# One Kindle | Two Users | Same Book | Different Pages



## ZoomerzMom (Mar 15, 2009)

How do two users of the same Kindle read the same book at different rates? How do you track User One's place vs. User Two's place?
Thanks!


----------



## luvmy4brats (Nov 9, 2008)

Oh that's a tough one.

The only thing I can think of is to keep a post it note in the cover and keep track of the last location read. Before you switch off, just take a look where you left off. Then, you can go to location and it will take you to that spot.

That's the only thing I can think of. Maybe someone else has a better idea. (It is nearly 2 AM, and I'm kind of brain dead)

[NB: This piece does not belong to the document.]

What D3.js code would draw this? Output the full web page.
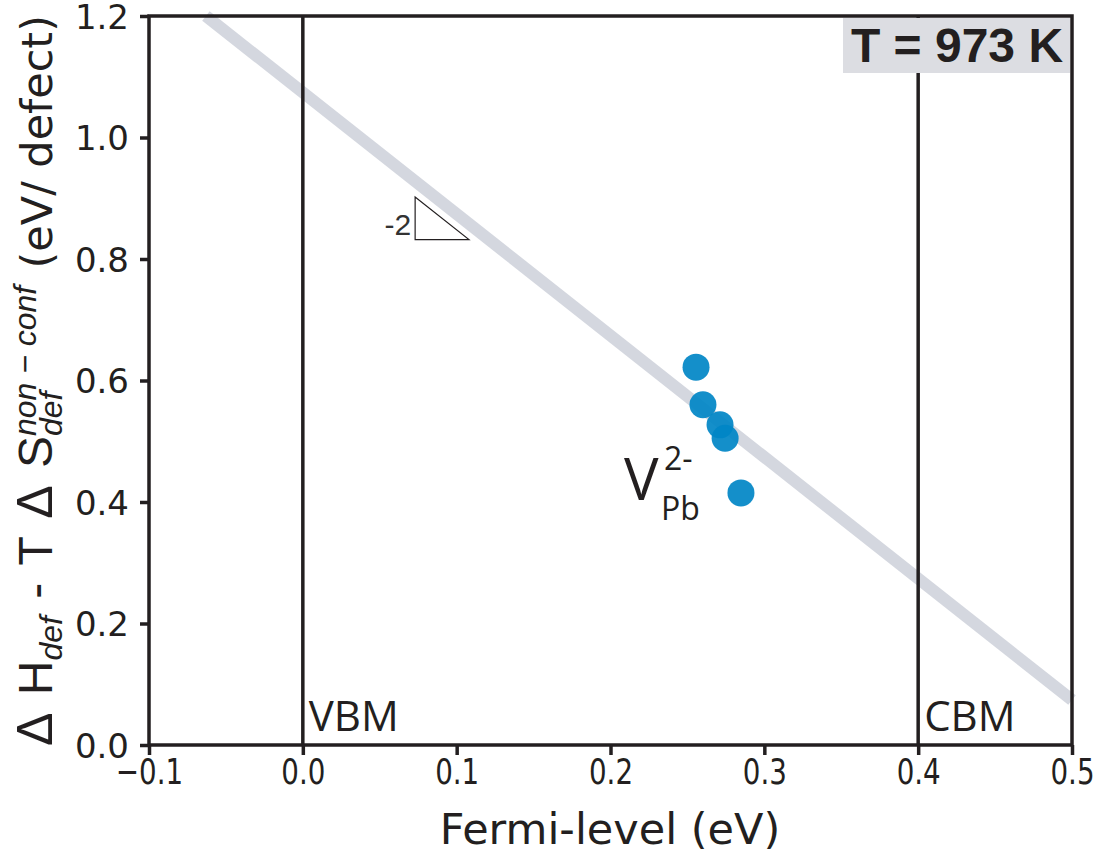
<!DOCTYPE html>
<html><head><meta charset="utf-8">
<script src="https://cdn.jsdelivr.net/npm/d3@7"></script>
<style>body{margin:0;background:#fff}</style>
</head><body><svg id="chart" width="1107" height="854"></svg>
<script>
// ---- data ----
const xTicks = [-0.1, 0.0, 0.1, 0.2, 0.3, 0.4, 0.5];
const yTicks = [0.0, 0.2, 0.4, 0.6, 0.8, 1.0, 1.2];
const defectX = [0.2556, 0.2601, 0.2712, 0.2745, 0.2848];
const defectY = [0.622, 0.560, 0.527, 0.505, 0.415];
const fitLineX = [-0.063, 0.5];
const fitLineY = [1.2, 0.074];
const bandEdges = [0.0, 0.4];
const bandLabels = ["VBM", "CBM"];
const slopeTriX = [0.073, 0.073, 0.108];
const slopeTriY = [0.902, 0.832, 0.832];
const slopeLabel = "-2";
const tempLabel = "T = 973 K";
const xTitle = "Fermi-level (eV)";

// ---- layout ----
const L = 149, R = 1072, T = 16, B = 745;
const svg = d3.select("#chart");
const x = d3.scaleLinear().domain([-0.1, 0.5]).range([L, R]);
const y = d3.scaleLinear().domain([0, 1.2]).range([B, T]);
const ink = "#231f20";

// fit line
svg.append("line")
  .attr("x1", x(fitLineX[0])).attr("y1", y(fitLineY[0]))
  .attr("x2", x(fitLineX[1])).attr("y2", y(fitLineY[1]))
  .attr("stroke", "#d4d7df").attr("stroke-width", 12);

// band edge lines
svg.selectAll(".band").data(bandEdges).enter().append("line")
  .attr("x1", d => x(d)).attr("x2", d => x(d))
  .attr("y1", y(0)).attr("y2", y(1.2))
  .attr("stroke", ink).attr("stroke-width", 3.5);
svg.selectAll(".bandlab").data(bandLabels).enter().append("text")
  .attr("x", (d, i) => x(bandEdges[i]) + 6).attr("y", 731)
  .attr("font-family", "Open Sans").attr("font-size", 42)
  .attr("fill", ink).text(d => d);

// frame
svg.append("rect").attr("x", L).attr("y", T).attr("width", R - L).attr("height", B - T)
  .attr("fill", "none").attr("stroke", ink).attr("stroke-width", 3.5);

// x axis
const xa = svg.append("g").attr("transform", `translate(0,${B})`)
  .call(d3.axisBottom(x).tickValues(xTicks).tickSize(10).tickSizeOuter(0).tickFormat(d3.format(".1f")));
xa.select(".domain").remove();
xa.selectAll(".tick line").attr("stroke", ink).attr("stroke-width", 3.5);
xa.selectAll(".tick text").attr("font-family", "DejaVu Sans").attr("font-size", 36)
  .attr("fill", ink).attr("y", 13).attr("dy", "0.71em")
  .attr("transform", "scale(0.77,1)");

// y axis
const ya = svg.append("g").attr("transform", `translate(${L},0)`)
  .call(d3.axisLeft(y).tickValues(yTicks).tickSize(9).tickSizeOuter(0).tickFormat(d3.format(".1f")));
ya.select(".domain").remove();
ya.selectAll(".tick line").attr("stroke", ink).attr("stroke-width", 3.5);
ya.selectAll(".tick text").attr("font-family", "DejaVu Sans").attr("font-size", 34)
  .attr("fill", ink).attr("x", -20).attr("dy", "0.36em");

// x title
svg.append("text").attr("x", 610).attr("y", 844)
  .attr("text-anchor", "middle").attr("font-family", "DejaVu Sans").attr("font-size", 43)
  .attr("fill", ink).text(xTitle);

// y title: flowed pieces with sub/superscripts, stretched to span the axis
const yl = svg.append("g").attr("transform", "rotate(-90)");
const base = 52;
const pieces = [
  {t: "Δ", size: 50},
  {gap: 1},
  {t: "H"},
  {t: "def", size: 32, italic: true, dv: 10},
  {gap: 1},
  {t: "-"},
  {gap: 1},
  {t: "T"},
  {gap: 1},
  {t: "Δ", size: 50},
  {gap: 1},
  {t: "S"},
  {t: "def", size: 32, italic: true, dv: 10, stack: true},
  {t: "non − conf", size: 32, italic: true, dv: -16},
  {gap: 1},
  {t: "(eV/ defect)", family: "DejaVu Sans", size: 43}
];
const nodes = [];
let nGaps = 0;
const baseGap = 12;
pieces.forEach(p => {
  if (p.gap) { nGaps++; nodes.push(null); return; }
  const n = yl.append("text").attr("y", base + (p.dv || 0))
    .attr("font-family", p.family || "Liberation Sans").attr("font-size", p.size || 48)
    .attr("font-style", p.italic ? "italic" : "normal").attr("fill", ink).text(p.t);
  p.w = n.node().getComputedTextLength();
  nodes.push(n);
});
let natural = 0;
pieces.forEach((p, i) => {
  if (p.gap) natural += baseGap;
  else if (p.stack) {}
  else {
    const prev = pieces[i - 1];
    if (prev && prev.stack) natural += Math.max(p.w, prev.w);
    else natural += p.w;
  }
});
const startY = 746, endY = 15;
const gapW = Math.max(6, baseGap + ((startY - endY) - natural) / nGaps);
let cur = startY;
pieces.forEach((p, i) => {
  if (p.gap) { cur -= gapW; return; }
  nodes[i].attr("x", -cur);
  if (p.stack) return;
  const prev = pieces[i - 1];
  if (prev && prev.stack) { nodes[i - 1].attr("x", -cur); cur -= Math.max(p.w, prev.w); }
  else cur -= p.w;
});

// temperature box
const tb = svg.append("g");
tb.append("rect").attr("x", 843).attr("y", 18).attr("width", 227).attr("height", 55).attr("fill", "#dcdde2");
tb.append("text").attr("x", 957).attr("y", 62).attr("text-anchor", "middle")
  .attr("font-family", "Liberation Sans").attr("font-weight", "bold").attr("font-size", 48)
  .attr("fill", ink).text(tempLabel);

// slope triangle
svg.append("path")
  .attr("d", d3.line().x(d => x(d[0])).y(d => y(d[1]))(slopeTriX.map((v, i) => [v, slopeTriY[i]])) + "Z")
  .attr("fill", "none").attr("stroke", ink).attr("stroke-width", 1.2);
svg.append("text").attr("x", x(slopeTriX[0]) - 4).attr("y", 235)
  .attr("text-anchor", "end").attr("font-family", "Liberation Sans").attr("font-size", 30)
  .attr("fill", "#333").text(slopeLabel);

// defect points
svg.selectAll(".pt").data(defectX).enter().append("circle")
  .attr("cx", d => x(d)).attr("cy", (d, i) => y(defectY[i])).attr("r", 13.5)
  .attr("fill", "#0085c6").attr("fill-opacity", 0.92);

// V_Pb^2- label
const vl = svg.append("text").attr("font-family", "Open Sans").attr("fill", ink);
vl.append("tspan").attr("x", 624).attr("y", 500).attr("font-size", 58).text("V");
vl.append("tspan").attr("x", 664).attr("y", 470).attr("font-size", 32).text("2-");
vl.append("tspan").attr("x", 661).attr("y", 520).attr("font-size", 32).text("Pb");
</script></body></html>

Oh, and Welcome to KindleBoards. You should go over to the Introductions thread and introduce yourself..We don't bite..much.


----------



## intinst (Dec 23, 2008)

If you each bookmark where you stop, it wouldn't be too hard to move between them. Just take a few seconds


----------



## frojazz (Feb 10, 2009)

You could add a note to the place where you stop and write something like, "Chris ended here 03/15."  Or shorten it to "C 03-15." If you both do that, then it would be easy to tell where each of you last stopped.


----------



## Ann in Arlington (Oct 27, 2008)

^^what they said: bookmark and make a note to let you know who's mark it is.

<or just buy anther Kindle. . . .>

Ann


----------



## luvmy4brats (Nov 9, 2008)

Ann Von Hagel said:


> <or just buy anther Kindle. . . .>
> 
> Ann


Upholding the fine tradition of enabling I see.


----------



## Ann in Arlington (Oct 27, 2008)

luvmy4brats said:


> Upholding the fine tradition of enabling I see.


Who? Me? 

Ann


----------